But honestly, you would never have thought …
Towards the end of my first year at Fab, the pop group of the moment – The Herd – were given the job of ‘editing’ the magazine one week so they spent quite a lot of time in the offices. I’ve still got an old issue of Fab, the cover of which is a series of twelve photos of The Herd ‘editing’ the magazine, and in one, I am there with Sue the office junior and Gary Taylor, one of the band members. The Herd’s lead singer was 16-year-old Peter Frampton, ‘The Face of ’68’, who soon left them to form a more legitimate band, Humble Pie, with Steve Marriott, ex-Small Faces.
By 1969 I had two out of a maximum of three official warnings about lateness in the mornings, lateness of copy etc. Betty and I had a meeting at which she laid on the line that if I had one more warning I was out, so I promised to improve.
I tried up to a point to comply but eventually skipped off work for the day with a monumental hangover. That evening I was at 35 Avonmore Road when Mrs Filipinski shouted up the two flights of stairs to me.
‘There’s a phone call for you’.
So I crawled down the stairs to the hall phone and before I had even got it to my ear I could hear high-pitched ranting of which I could make out bits along the lines of: ‘… been today … you’re not ill … how dare you … last chance … let me down … copy always late … you always late …’.
It was Betty. The first and last time she ever phoned me at home, it was that serious.
As I didn’t dare put the phone down on her I stood there half listening to it all until she had finished – and by the time she had finished, I was actually crying. What she said had upset me because I knew that it was all correct; that I had let her down in a big way. I wasn’t so much crying for the loss of the job but because it was my own fault. It sounds stupid but until she actually told me to my face how bad I was being, I hadn’t realised. In those moments I felt my early youth ending and second-stage youth beginning.

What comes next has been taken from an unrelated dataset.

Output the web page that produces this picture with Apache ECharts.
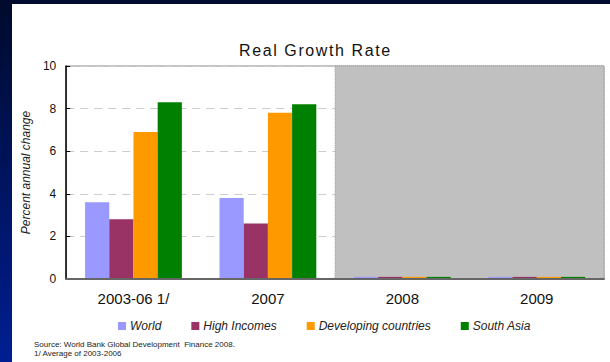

She ended the conversation with a curt, ‘Come in and see me in the morning.’ This, you recall, after I’d already used up all my warnings so I knew I was out.
Next day I pulled myself together to go in and face her in the office where I had taken so much crap dictation in the past.
Realising I would have to go a long, long way to find another job that held so much scope for fun and amusement, and realising that turning up at 10 a.m. and working for about five hours a day in between freebies of various kinds was a small price to pay, I felt crushed. I really, really didn’t want to lose this job.
‘Do you know why I gave you the job of beauty editor?’ she began.
‘Er, no.’
‘It was because you were the worst secretary I have ever had,’ she began. There was a long pause. I stared at the floor. My legs felt like jelly and I wanted to go to the loo – I had never had the sack before, well it was my first job so I suppose that was why, but I had never been in trouble before like this. At school I had been a goodie goodie, hated being told off. This reminded me of being in the headmaster’s office and being given the only detention I ever got, but much worse.
‘I didn’t want you as my secretary any more. So I decided to give you a chance as beauty editor.’
Ah! Truth will out! And I had thought it was because of my natural and wonderful writing talent.
‘And while your copy as beauty editor is good, your behaviour in all other respects, particularly your lateness in the mornings and your lateness of delivering copy, has been more than poor.
‘I believe that you are now behaving like you are because you find being a beauty editor boring,’ she continued. How right she was. Was it so obvious? This was her cue to say the ‘sack’ word.
‘And so I am going to give you one last chance on this magazine.’
WHAT?
‘I am going to give you a job as a part-time feature writer as well as your beauty. You have three months to prove to me that you can be a responsible member of staff here. Right, off you go.’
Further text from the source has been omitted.